Routine removes friction. It replaces constant decision-making with momentum. Instead of asking what to do next, teams begin doing what already fits the direction.
Allow Time for Patterns to Appear
Early performance is misleading more often than helpful.
Initial spikes or drops rarely explain anything on their own. Patterns need time to surface. Audience behavior unfolds gradually. Adjustments made too quickly usually respond to noise rather than signal.
Regular review helps create distance. It allows teams to observe without reacting impulsively. Over time, meaningful trends separate themselves from short-term fluctuation.
Let Strategy Guide Everyday Decisions
Over time, implementation stops feeling like execution and starts feeling natural. Strategy shows up in small decisions — what gets posted, what gets skipped, and what gets revisited.
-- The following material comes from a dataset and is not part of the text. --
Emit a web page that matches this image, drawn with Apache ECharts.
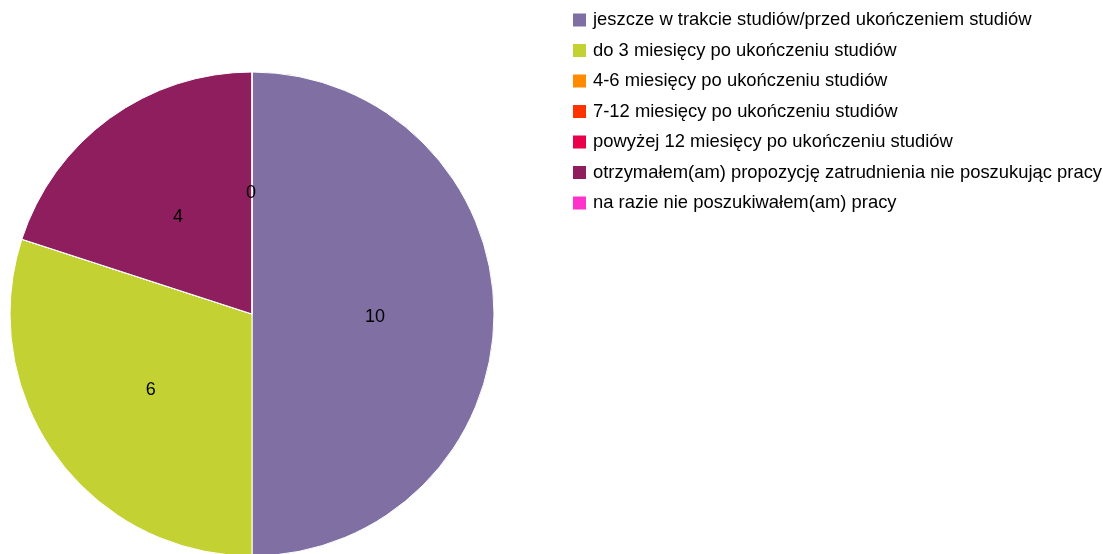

The Three Outcomes a Strong Strategy Consistently Supports
This final point explains why strategy matters beyond planning.
- Clear decisions when platforms, trends, or pressure compete for attention.
- A recognizable presence that audiences learn to trust over time.
- Progress that connects social activity with broader business goals.
These outcomes take time. They appear when strategy guides action repeatedly, not occasionally.
Where Strategy Actually Shows Its Value
This is where strategy proves whether it was worth the effort.
Over time, a strong social media strategy simplifies decision-making. When platforms change, trends compete for attention, or pressure builds to react quickly, choices become clearer. Not because answers are obvious, but because direction already exists.
Consistency follows. A brand begins to feel familiar. Not loud, not perfect, just recognizable. Audiences learn what to expect, and that expectation turns into trust through repeated, predictable presence.
Most importantly, progress stops feeling abstract. Social activity connects back to broader business goals instead of living in isolation. Results may take time, but they become easier to explain, evaluate, and adjust.
These effects do not appear overnight. They grow when strategy guides action again and again, not when it is referenced only when something goes wrong.